The papers documented in stunning detail a pattern of lies and deceptions by four presidents and their administrations over 23 years to conceal their war plans — along with internal estimates of the high costs and risks of these plans (and their low probabilities of success), never meant to reach the public and provoke debate. They showed very clearly how we had become engaged in a reckless war of choice in someone else's country — a country that had not attacked us — for our own domestic and external purposes.

It seemed to me that to be doing that against the intense wishes of most of the inhabitants of that country was not just bad policy but morally wrong. Moreover, it became clear to me that the justifications that had been given for our involvement were false. Vietnam was not a just war, and never had been. And if the war itself was unjust, then all the victims of our firepower were being killed without justification. That's murder.

As I read the story in The Times that morning about the coverup of the Special Forces murder and compared it with what I'd been reading in the secret history, I came to see it as a microcosm of what had been happening since the war began. And I thought to myself: I don't want to be part of this lying machine anymore. I am not going to conceal the truth any longer.

I called Russo, who had been fired from Rand a year earlier, in part for inconvenient field reporting about torture of prisoners by our Vietnamese allies. I asked him if he had access to a copying machine.
He did.
We began on Oct. 1. Night after night, I brought out batches of papers from my safe, and we copied them. I gave them first to members of the Senate Foreign Relations Committee, hoping that they would make the documents public. But they did not. Eventually, I gave them to the New York Times, which began publishing them Sunday, June 13, 1971.

Two days later, the New York Times was ordered by a federal judge, at the request of the White House, to stop publishing — the first injunctive prior restraint of the press in U.S. history. I then gave copies to the Washington Post and, when it also was enjoined, to 17 other newspapers, while I was being sought by the FBI. On June 28, I turned myself in and was arrested and charged with violations of the Espionage Act and theft.

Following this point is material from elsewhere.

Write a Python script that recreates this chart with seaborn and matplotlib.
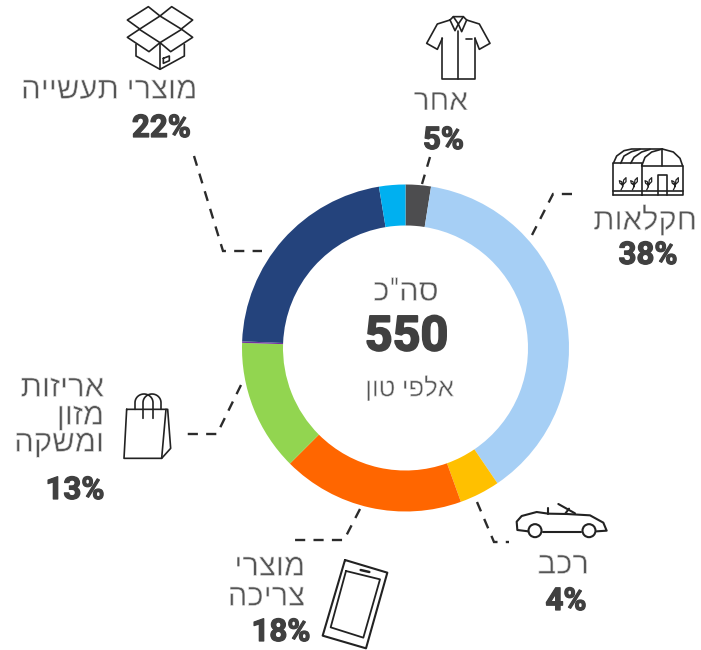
import numpy as np
import matplotlib
matplotlib.use("Agg")
import matplotlib.pyplot as plt
import matplotlib.patheffects as pe
from matplotlib.patches import Circle
import seaborn as sns

W, H = 701, 650

# ---- data ----
segment_names = ["אחר", "חקלאות", "רכב", "מוצרי צריכה", "אריזות מזון ומשקה", "אחר2", "מוצרי תעשייה", "אחר3"]
segment_values = [2.5, 38, 4, 18, 13, 0.15, 21.75, 2.6]
segment_colors = ["#4d4d4f", "#a6cff5", "#ffc000", "#ff6600", "#92d550", "#7030a0", "#24437c", "#00b0f0"]
label_texts = [["מוצרי תעשייה"], ["אחר"], ["חקלאות"], ["רכב"], ["מוצרי", "צריכה"], ["אריזות", "מזון", "ומשקה"]]
percent_texts = ["22%", "5%", "38%", "4%", "18%", "13%"]
total_title = 'סה"כ'
total_value = "550"
total_unit = "אלפי טון"

sns.set_theme(style="white")
plt.rcParams["font.family"] = ["Roboto", "Liberation Sans", "DejaVu Sans"]

GREY = "#555555"
DARK = "#404040"
INK = "#222222"

fig = plt.figure(figsize=(W / 100, H / 100), dpi=100)
ax = fig.add_axes([0, 0, 1, 1])


def rtl(s):
    return s[::-1]


def Y(y):
    return H - y


ax.pie(segment_values, colors=segment_colors, startangle=90, counterclock=False,
       center=(405.5, Y(348)), radius=163.5, frame=True,
       wedgeprops=dict(width=41, linewidth=0))
ax.set_xlim(0, W)
ax.set_ylim(0, H)
ax.set_aspect("equal")
ax.axis("off")

THIN = [pe.Normal(), pe.Stroke(linewidth=0.45, foreground="white")]


def heavy(w):
    return [pe.Stroke(linewidth=w, foreground=DARK), pe.Normal()]


def label(x, y, s, ha="right", size=22.3):
    ax.text(x, Y(y), rtl(s), ha=ha, va="center", fontsize=size, color=GREY, path_effects=THIN)


def pct(x, y, s, size=22.5):
    ax.text(x, Y(y), s, ha="center", va="center", fontsize=size, color=DARK, fontweight="bold",
            path_effects=heavy(0.9))


def dash(*pts):
    xs, ys = zip(*pts)
    ax.plot(xs, [Y(v) for v in ys], color="#2b2b2b", lw=1.7, dashes=(4.3, 3.5),
            dash_capstyle="butt", dash_joinstyle="miter")


def poly(pts, ox, oy, s=3.0, lw=1.2, closed=False, color=INK):
    p = list(pts) + ([pts[0]] if closed else [])
    xs = [ox + a / s for a, _ in p]
    ys = [Y(oy + b / s) for _, b in p]
    ax.plot(xs, ys, color=color, lw=lw, solid_joinstyle="round", solid_capstyle="round")


# text
label(197, 90, label_texts[0][0])
label(468, 102, label_texts[1][0], size=21.5)
label(697, 220, label_texts[2][0])
label(589, 565, label_texts[3][0])
label(305, 567, label_texts[4][0])
label(305, 597, label_texts[4][1])
label(104, 388, label_texts[5][0])
label(104, 416, label_texts[5][1])
label(104, 443, label_texts[5][2])
pct(161.5, 128, percent_texts[0])
pct(443.5, 140, percent_texts[1])
pct(648, 255, percent_texts[2])
pct(566, 601, percent_texts[3])
pct(281, 632, percent_texts[4])
pct(75, 490, percent_texts[5])
ax.text(406, Y(292), rtl(total_title), ha="center", va="center", fontsize=22, color=GREY, path_effects=THIN)
ax.text(406.5, Y(337.5), total_value, ha="center", va="center", fontsize=35, color=DARK, fontweight="bold",
        path_effects=heavy(1.3))
ax.text(409.5, Y(388), rtl(total_unit), ha="center", va="center", fontsize=18.5, color=GREY, path_effects=THIN)

# leader lines
dash((194, 156), (223, 251), (262, 251))
dash((430, 157), (422, 184))
dash((572, 194), (553, 194), (532, 235))
dash((477, 502), (494, 542), (509, 542))
dash((360, 509), (344, 540), (288, 540))
dash((241, 385), (217, 434), (187, 434))

# box icon
o = (100, 0)
for seg, closed in [
    ([(180, 48), (145, 20), (82, 60), (118, 86)], False),
    ([(180, 48), (215, 20), (278, 60), (245, 86)], False),
    ([(180, 48), (245, 88), (180, 128), (118, 88)], True),
    ([(118, 88), (82, 112), (147, 155), (180, 128)], False),
    ([(245, 88), (278, 112), (212, 155), (180, 128)], False),
    ([(108, 133), (108, 168), (180, 208), (253, 168), (253, 133)], False),
    ([(180, 128), (180, 208)], False),
    ([(190, 175), (208, 168), (208, 182), (190, 190)], True),
]:
    poly(seg, *o, closed=closed)

# shirt icon
for seg in [
    [(1027, 115), (1027, 238), (1125, 238), (1125, 115)],
    [(1073, 92), (1073, 238)],
    [(1050, 60), (1012, 72), (980, 130), (1012, 148), (1027, 115)],
    [(1100, 60), (1138, 72), (1170, 130), (1138, 148), (1125, 115)],
    [(1050, 60), (1060, 50), (1090, 50), (1100, 60), (1085, 95), (1075, 72), (1065, 92), (1050, 60)],
    [(1060, 50), (1075, 72), (1090, 50)],
    [(1097, 117), (1115, 117)],
]:
    poly(seg, *o)

# greenhouse icon
o = (500, 130)
for seg in [
    [(340, 195), (548, 195), (548, 108), (425, 108), (425, 195)],
    [(340, 195), (340, 100), (425, 100), (425, 108)],
    [(340, 183), (548, 183)],
    [(340, 100), (350, 78), (372, 62), (395, 57), (487, 57), (520, 66), (540, 85), (548, 108)],
    [(425, 108), (435, 82), (455, 66), (487, 57)],
    [(487, 57), (487, 108)],
    [(362, 100), (372, 78), (395, 65), (420, 58)],
    [(392, 100), (402, 82), (425, 66), (450, 58)],
    [(473, 195), (473, 135), (500, 135), (500, 195)],
]:
    poly(seg, *o)
for px in (368, 402, 445, 525):
    poly([(px - 5, 180), (px, 170), (px + 3, 150), (px + 10, 143), (px + 10, 155), (px, 165), (px - 8, 160), (px - 10, 152), (px - 3, 155), (px, 170)],
         *o, lw=0.9)

# shopping bag icon
o = (0, 360)
for seg in [
    [(380, 148), (503, 148), (512, 265), (485, 295), (372, 295), (380, 148)],
    [(498, 148), (485, 295)],
]:
    poly(seg, *o)
for cx, w, bottoms in [(432, 27, (148, 175)), (456, 27, (175, 148))]:
    t = np.linspace(np.pi, 0, 24)
    pts = [(cx + w * np.cos(a), 128 - 26 * np.sin(a)) for a in t]
    pts = [(pts[0][0], bottoms[0])] + pts + [(pts[-1][0], bottoms[1])]
    poly(pts, *o)

# phone icon
o = (220, 490)
poly([(375, 210), (502, 248), (438, 475), (308, 437)], *o, closed=True, lw=1.5)
poly([(378, 243), (480, 268), (430, 443), (332, 412)], *o, closed=True, lw=1.3)
poly([(422, 240), (448, 246)], *o, lw=1.8)

# car icon
for seg in [
    [(925, 124), (892, 120), (890, 95), (905, 78), (950, 66), (985, 71), (1040, 72), (1110, 76), (1150, 98), (1160, 122), (1130, 124)],
    [(970, 125), (1082, 125)],
    [(1015, 42), (1065, 70)],
    [(985, 55), (985, 72)],
    [(1035, 72), (1047, 56)],
]:
    poly(seg, *o, lw=1.5)
for cx in (945, 1107):
    ax.add_patch(Circle((220 + cx / 3, Y(490 + 122 / 3)), 6.5, fill=False, ec=INK, lw=1.5))

fig.savefig("out.png", dpi=100, facecolor="white")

Today, there must be, at the very least, hundreds of civilian and military officials in the Pentagon, CIA, State Department, National Security Agency and White House who have in their safes and computers comparable documentation of intense internal debates — so far carefully concealed from Congress and the public — about prospective or actual war crimes, reckless policies and domestic crimes: the Pentagon Papers of Iraq, Iran or the ongoing war on U.S. liberties. Some of those officials, I hope, will choose to accept the personal risks of revealing the truth — earlier than I did — before more lives are lost or a new war is launched.

Haditha holds a mirror up not just to American troops in the field, but to our whole society. Not just to the liars in government but to those who believe them too easily. And to all of us in the public, in the administration, in Congress and the media who dissent so far ineffectively or who stand by as murder is being done and do nothing to stop it or expose it.

It is past time for Americans to summon the civil courage to face what is being done in their name and to refuse to be accomplices. We must force Congress and this president, or their successors if necessary, to act upon the moral proposition that the U.S. must stop killing men, women and children in Iraq, and must not begin to do so in Iran.

Neither the lives we have lost, nor the lives we have taken, give the U.S. any right to determine by fire and airpower who shall govern or who shall die in countries we have wrongly attacked.